What’s In Season Now: Stale Bread
Don’t Use That Bread Sophie, I’m Letting it Go Bad
There are times to finish your bread, times to encourage your daughter make something else for lunch. This time of year, let your bread go stale. You want it that way. You also want summer onions. I made this week, two-thirds of the triumvirate of my repertoire. On Tuesday night, my daughter and I were at Trader Joe’s for soy milk. She urged we also buy avocados. Since guacamole is part of that repertoire, and we have tomatoes and serrano chiles in the Bungalow, I said let’s get. However, we have to wait until tomorrow I said. We need the CSA box Mommy is bringing back for the summer onions. See, we have a few storage onions left, but there was no way I would use those sulfur bombs raw. Wait, I advised, the good onions were a-comin’. Little did I know how good those onions would be until my wife came home earlier than typical her delivery night.
Fresh Farms in Niles bakes some outstanding breads, across a variety of European styles. Given that the backbone of the store, when you peel away all the Russian smoked fish, the Indian lentils, the Romanian mittei, the Serbian cake, is Greek, you know you will enjoy especially, those styles, which usually include a natural starter based “country”, a Halsted standard seeded, and the flatbread called lagana. We had picked up a crusty, sesame bread on Friday for our 4th fireworks picnic. After keeping it from Sophie, it dried up properly for salad. This is the season to let your bread go stale. Make salad. Call it panzanella to sound continental. What drew me to bread salad, the buckets of water left in the bowl when using good local tomatoes and cucumbers. If nothing else, the stale bread keeps your salad from being soggy. It is a solution better than the problem it solved.
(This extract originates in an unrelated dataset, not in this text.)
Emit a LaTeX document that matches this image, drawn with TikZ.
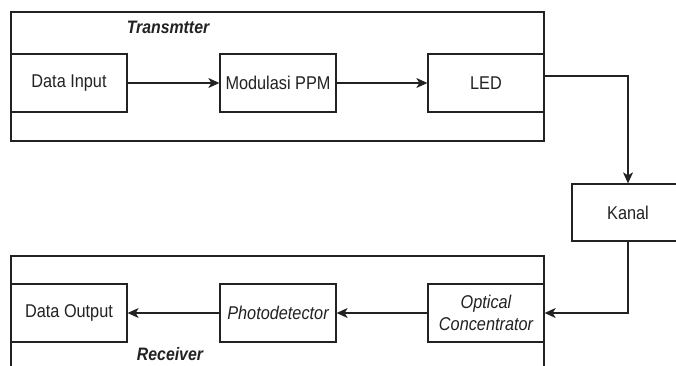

It also wows your mouth many ways. It’s not a recipe kind of dish, God knows you don’t need to measure a thing, but I’ll let you in on all my tricks. First, include garlic. This adds your bass notes; something you might not notice but without you would know something was missing. Add the garlic to a big bowl. Then put in your stale bread, cubed. The idea is to put layers of flavor into your binding. Add chunks of cucumbers and tomatoes, a strong hand of salt and aggressive turns of the peppermill. Mix well. Again, the idea is to use the bread to absorb the juices. What comes next, you should heed, as it makes the difference between a good salad and a great salad: hot peppers and herbs. A little herb, fresh parsley or basil or dried oregano or mint, is not that unusual in a summer salad with tomatoes. The peppers, I am telling you that a little, or if you have my palate, a lot, make a salad. Don’t believe me. Go for Thai food. Then there’s the onions.
For a good portion of my eating life, onions, raw onions that is, were my kryptonite. The one thing I could not eat. In recent years, I have grown a tolerance for some raw onions, like in tacos. I can stand mild summer onions the best, and they play a vital role in most summer salads, both in eye appeal and well rounded taste. Still, I have never loved a raw onion until this week. I believe Chris from Tomato Mountain bought the seeds for these onions from Madame Zeroni. It’s not that these onions are sweet or mild, but that they are full and complex, more in line with a ramp or good green garlic. I wish you could have some too, but you need to be a CSA subscriber.
Let’s finish this post by finishing the salad. I told you the other day that I never measure out oil and vinegar for salad dressing. Instead, I dash them right into the bowl. This matters in bread salad. The initial drops of vinegar flavor the bread in its own way while the oil lubricates the ingredients. Use your own judgment for what seems right; start light if you are not sure your hand. You also need something pickled for the full effect, see what’s in your pantry maybe last year’s scapes. You can do no worse than store bought pepperoncinis. Finish with cheese for a meal. Fresh mozzarella, feta cheese or asiago all work, producing different final profiles. This is the time of year where you want your bread to go bad.